Death jokes
I told my wife I needed a blood transfusion when I could not remember. She said, "Be positive too."
Bad, I am now a ghost writing this.
My mom asked, "Why are you so depressed? It could be worse. You could be Tracy Latimer."
I replied, "I wish I were Tracy Latimer because then someone would kill me."
How do you know the baby's dead? The dog plays with it more.
My dad told me "No electronics at the table," so I unplugged my grandma's life support.
I don’t know why people don’t say "Cobain," because I’m pretty sure Kurt Cobain didn’t miss his last shot like Kobe did.
What do you call a kid laying down in the classroom? Kill confirmed.
What do you call three kids laying down in the classroom? Kill streak.
The other day I went to a museum. My friend and I went to the Holocaust section, and he got choked up when he saw the Anne Frank picture. I asked him, "Why are you sad? It's just an ashtray."
What does a Travis Scott concert and the Titanic cabin have in common?
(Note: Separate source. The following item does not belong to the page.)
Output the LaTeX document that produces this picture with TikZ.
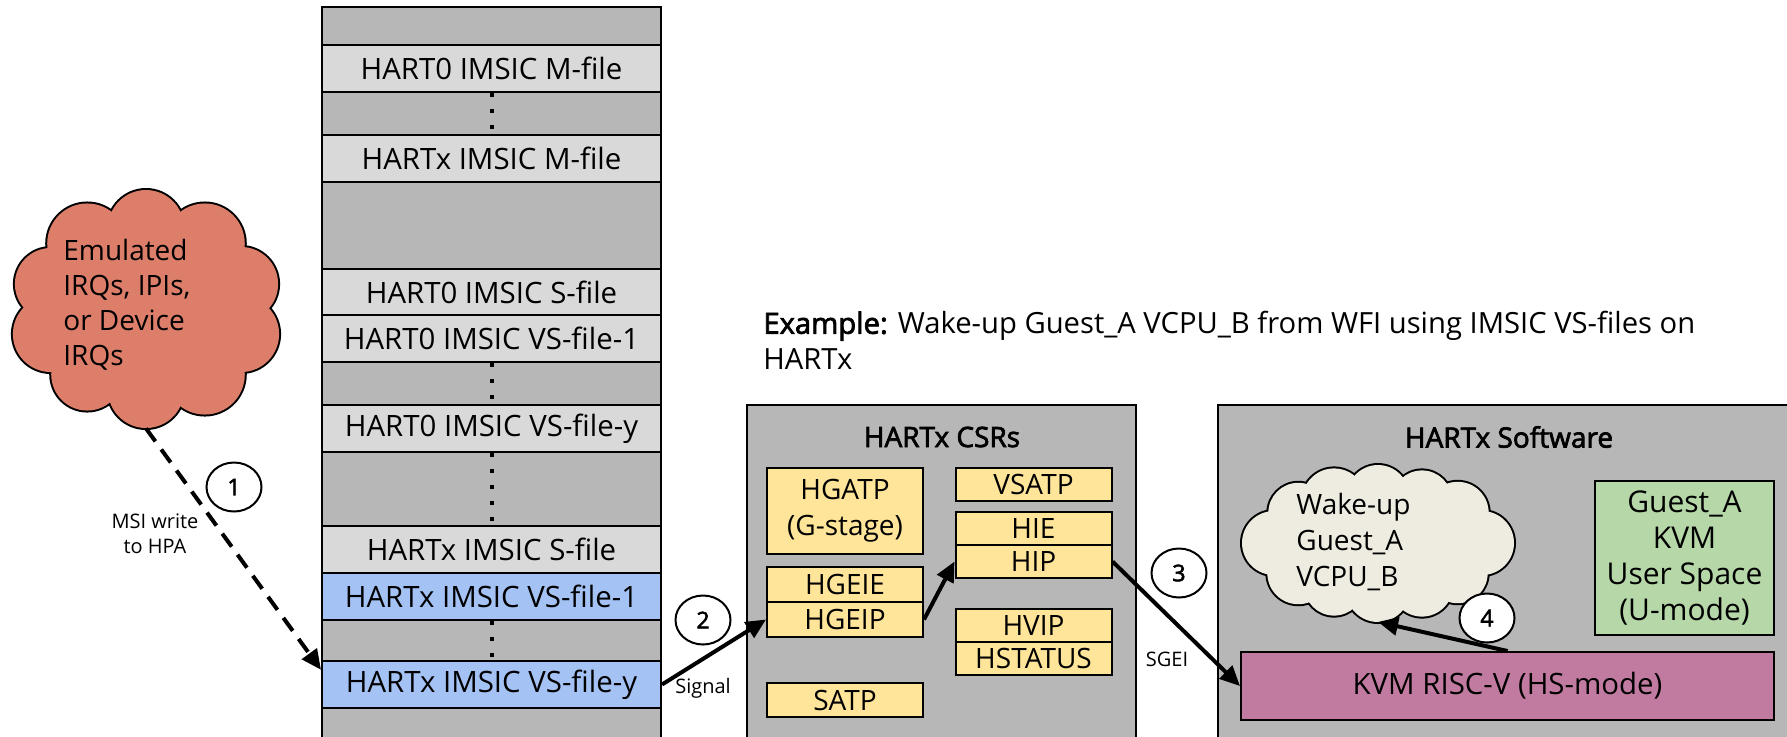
\documentclass[tikz,border=0pt]{standalone}
\usepackage{fontspec}
\setmainfont{Open Sans}[AutoFakeBold=2.5]
\usetikzlibrary{shapes.geometric,arrows.meta,calc}

\definecolor{memgray}{HTML}{B7B7B7}
\definecolor{rowgray}{HTML}{D9D9D9}
\definecolor{vsblue}{HTML}{A4C2F4}
\definecolor{irqred}{HTML}{DD7E6B}
\definecolor{csryellow}{HTML}{FFE599}
\definecolor{guestgreen}{HTML}{B6D7A8}
\definecolor{kvmpink}{HTML}{C27BA0}
\definecolor{wakebeige}{HTML}{EEECE1}

\newcommand\mainsz{\fontsize{14}{18}\selectfont}
\newcommand\rowsz{\fontsize{14.7}{18}\selectfont}
\newcommand\guestsz{\fontsize{15}{18}\selectfont}
\newcommand\cloudsz{\fontsize{14}{17.5}\selectfont}
\newcommand\capsz{\fontsize{14.6}{18}\selectfont}
\newcommand\labelsz{\fontsize{10}{12.5}\selectfont}
\newcommand\titlesz{\fontsize{14}{18}\selectfont\bfseries}
\newcommand\stepsz{\fontsize{11.5}{12}\selectfont\bfseries}

% Cloud: union of round puffs set on an ellipse. The puffs are first drawn
% with a doubled outline, then filled again so only the outer edge remains.
% #1 fill colour, #2 centre, #3/#4 radii of the ellipse, #5 list angle/puff radius
\newcommand\puffcloud[5]{%
  \foreach \a/\r in {#5}
    \draw[line width=2pt, fill=#1] ($(#2)+(\a:#3 and #4)$) circle[radius=\r];
  \fill[#1] (#2) ellipse[x radius=#3, y radius=#4];
  \foreach \a/\r in {#5}
    \fill[#1] ($(#2)+(\a:#3 and #4)$) circle[radius=\r];}

\begin{document}
\begin{tikzpicture}[x=0.5pt,y=-0.5pt,
  memrow/.style={draw, line width=1pt, fill=rowgray, minimum width=169.5pt,
    minimum height=23.5pt, inner sep=0pt, font=\rowsz},
  csrbox/.style={draw, line width=1pt, fill=csryellow, minimum width=78pt,
    inner sep=0pt, font=\mainsz},
  dotline/.style={line width=2pt, dash pattern=on 2pt off 6pt},
  flow/.style={line width=2pt, -{Triangle[length=10pt,width=9pt]}},
  stepmark/.style={ellipse, draw, line width=1pt, fill=white, minimum width=27.5pt,
    minimum height=24.5pt, inner sep=0pt, font=\stepsz},
  cloudarea/.style={ellipse, inner sep=0pt},
  edgelabel/.style={font=\labelsz, align=center, inner sep=0pt}]

\useasboundingbox (0,0) rectangle (1787,736);

% ---------- IMSIC interrupt files in the physical address space ----------
\draw[fill=memgray, line width=1pt] (322,7) rectangle (661,760);
\node[memrow] (m0)   at (491.5,68.5)  {HART0 IMSIC M-file};
\node[memrow] (mx)   at (491.5,158)   {HARTx IMSIC M-file};
\node[memrow] (s0)   at (491.5,292)   {HART0 IMSIC S-file};
\node[memrow] (vs0a) at (491.5,338.5) {HART0 IMSIC VS-file-1};
\node[memrow] (vs0y) at (491.5,428.5) {HART0 IMSIC VS-file-y};
\node[memrow] (sx)   at (491.5,549)   {HARTx IMSIC S-file};
\node[memrow, fill=vsblue] (vsxa) at (491.5,596.5) {HARTx IMSIC VS-file-1};
\node[memrow, fill=vsblue] (vsxy) at (491.5,684.5) {HARTx IMSIC VS-file-y};

\draw[dotline] (m0.south)   -- (mx.north);
\draw[dotline] (vs0a.south) -- (vs0y.north);
\draw[dotline] (vs0y.south) -- (sx.north);
\draw[dotline] (vsxa.south) -- (vsxy.north);

% ---------- interrupt source ----------
\node[cloudarea, minimum width=136.5pt, minimum height=119pt] (irq) at (146,309) {};
\puffcloud{irqred}{irq.center}{100}{81}
  {18/38,54/40,90/38,126/36,162/38,198/36,234/40,270/38,306/40,342/37}
\node[font=\cloudsz, align=left, anchor=west, inner sep=0pt] (irqtext) at (63,305)
  {Emulated\\IRQs, IPIs,\\or Device\\IRQs};

\draw[flow, dash pattern=on 8pt off 5pt] (irq.south) -- ($(vsxy.north west)!0.2!(vsxy.south west)$);
\node[stepmark] (n1) at (234,487) {1};
\node[edgelabel] (msi) at (155,534) {MSI write\\to HPA};

% ---------- HART CSRs ----------
\draw[fill=memgray, line width=1pt] (747,405) rectangle (1136,760);
\node[font=\titlesz] (csrtitle) at (942,437) {HARTx CSRs};
\node[csrbox, minimum height=43pt, align=center] (hgatp) at (845,511) {HGATP\\(G-stage)};
\node[csrbox, minimum height=17.5pt] (hgeie) at (845,584.5) {HGEIE};
\node[csrbox, minimum height=17.5pt] (hgeip) at (845,619.5) {HGEIP};
\node[csrbox, minimum height=17pt]   (satp)  at (845,700)   {SATP};
\node[csrbox, minimum height=16.5pt] (vsatp) at (1033.5,484.5) {VSATP};
\node[csrbox, minimum height=16.5pt] (hie)   at (1033.5,528.5) {HIE};
\node[csrbox, minimum height=16.5pt] (hip)   at (1033.5,561.5) {HIP};
\node[csrbox, minimum height=16.5pt] (hvip)  at (1033.5,625.5) {HVIP};
\node[csrbox, minimum height=16.5pt] (hstatus) at (1033.5,658.5) {HSTATUS};

% ---------- HART software ----------
\draw[fill=memgray, line width=1pt] (1218,405) rectangle (1800,760);
\node[font=\titlesz] (swtitle) at (1509,437) {HARTx Software};
\node[cloudarea, minimum width=136.5pt, minimum height=78.5pt] (wake) at (1378,543) {};
\puffcloud{wakebeige}{wake.center}{104}{47}
  {0/32,40/30,65/31,90/32,115/30,140/31,180/32,220/30,245/32,270/31,295/30,320/31}
\node[font=\mainsz, align=left, anchor=west, inner sep=0pt] (waketext) at (1296,542)
  {Wake-up\\Guest\_A\\VCPU\_B};
\node[draw, line width=1pt, fill=guestgreen, minimum width=89.5pt, minimum height=77pt,
  inner sep=0pt, align=center, font=\guestsz] (guest) at (1684.5,558)
  {Guest\_A\\KVM\\User Space\\(U-mode)};
\node[draw, line width=1pt, fill=kvmpink, minimum width=266.5pt, minimum height=34pt,
  inner sep=0pt, font=\rowsz] (kvm) at (1507.5,686) {KVM RISC-V (HS-mode)};

% ---------- caption ----------
\node[font=\capsz, align=left, anchor=north west, inner sep=0pt] (example) at (763,311)
  {\textbf{Example:} Wake-up Guest\_A VCPU\_B from WFI using IMSIC VS-files on\\HARTx};

% ---------- signal path ----------
\draw[flow] (vsxy.east) -- (hgeip.west);
\node[stepmark] (n2) at (703,620) {2};
\node[edgelabel] (signal) at (703,688) {Signal};

\draw[flow] (hgeip.east) -- (hip.west);

\draw[flow] (hip.east) -- (kvm.west);
\node[stepmark] (n3) at (1179,573) {3};
\node[edgelabel] (sgei) at (1167,659) {SGEI};

\draw[flow] (kvm.north) -- (wake.south);
\node[stepmark] (n4) at (1487,618) {4};
\end{tikzpicture}
\end{document}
The music doesn’t stop when people start dying.
If being sexy were a crime, you better lock me up.
Not because I'm sexy, but because I have 5 dead children in my basement.
What do you call a gay kid that killed himself?
A byebyesexual.
Like a shooter says, "I put the fun in funeral!"
Did you know Paul Walker had dandruff?
Neither did I until I found his Head and Shoulders in the glove compartment.
My grandma asked me if I could visit her.
I told her no, I don’t like graveyards.
My mum told me to stop telling the suicidal jokes.
I replied with: "Don't worry, suicide would be the last thing I'd do."
Why didn’t the train kill nine families of four?
Because he had no loco-MOTIVE. AHAHAH
A woman approached me in the street the other day with one of those charity collection buckets and asked me: Do you know how often people die from AIDS?
I said: Now I'm no expert, but I think it's only once.
A friend of mine loves to play Roulette, so I decided to introduce him to Russian Roulette. It blew his mind.
As the Navy SEALs burst into Osama Bin Laden's room in his Pakistani compound, his last dying words forever rang in the ears of the SEALs...
"It was just a prank bro."
What's the difference between Kobe Bryant and Jeffrey Epstein?
Only 2 13-year-olds went down on Kobe's helicopter.
I wish death was in the form of a woman.
That way, it would never come for me.